The numerical factor 3/5 is ignored as being specific to the special case of a uniform charge density (e.g., for a charged spherical surface this factor is 1/2, as used below). The resulting radius $r'$ adjusted to ignore this factor is then defined to be the classical electron radius, $r_\text{e}$, and one arrives at the expression given above.

Note that this derivation does not say that $r_\text{e}$ is an indication of the actual radius of an electron. It only establishes a link between electrostatic self-energy and the energy-equivalent of the rest mass of the electron, and neglects the energy in the magnetic dipole field of an electron, which if considered, leads to a substantially larger calculated radius.

The classical electron radius can also be derived as follows.
Assume that the electron's charge is spread uniformly over a spherical surface. Since one part of the sphere would repel the other parts, the sphere contains electrostatic potential energy. This energy is assumed to equal the electron's rest energy, defined by special relativity ($E = m c^2$).

From electrostatics theory, the potential energy of a conducting sphere with radius $r$ and surface charge $e$ is given by
 $U = \frac{1}{2} \frac{e^2}{4\pi \varepsilon_0 r}.$
For an electron with rest mass $m_\text{e}$, the rest energy is $U = m_\text{e} c^2$. Equating these gives
 $r = \frac{1}{2} \frac{1}{4\pi \varepsilon_0} \frac{e^2}{m_\text{e} c^2} = \frac{1}{2} r_\text{e}.$
As in the previous case, the numerical factor 1/2 is ignored.

== Discussion ==
The cross section for scattering of x-rays from electrons is of the same order of magnitude as the classical electron radius. On the other hand, electron–electron scattering shows no deviations from Coulomb's law in measurements, even at very small distances.

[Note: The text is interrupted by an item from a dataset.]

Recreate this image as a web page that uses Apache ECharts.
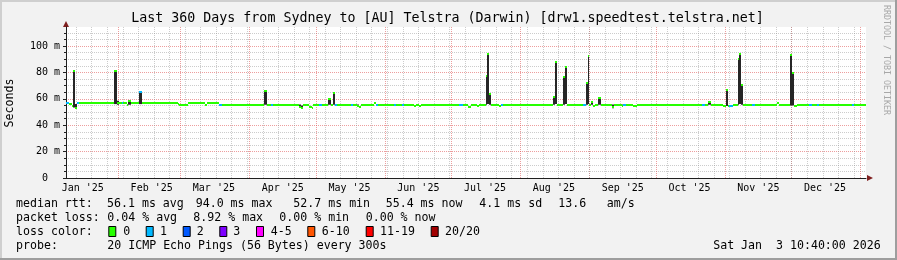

Consequently, electrons are considered point charges in modern theories.

The classical electron radius appears in the classical limit of modern theories as well, including non-relativistic Thomson scattering and the relativistic Klein–Nishina formula. Also, $r_\text{e}$ is roughly the length scale at which renormalization becomes important in quantum electrodynamics. That is, at short-enough distances, quantum fluctuations within the vacuum of space surrounding an electron begin to have calculable effects that have measurable consequences in atomic and particle physics.

The classical electron radius is related to the historical development of the theory of electron spin. A mechanically spinning electron with the classical electron radius and the observed angular momentum of the electron would have a tangential velocity exceeding the speed of light. This issue led Ralph Kronig to not publish his theory for fine structure of atomic spectra in 1925; George Uhlenbeck and Samuel Goudsmit published their version the same year and are credited with discovering electron spin. Modern quantum field theory is used to model electron spin.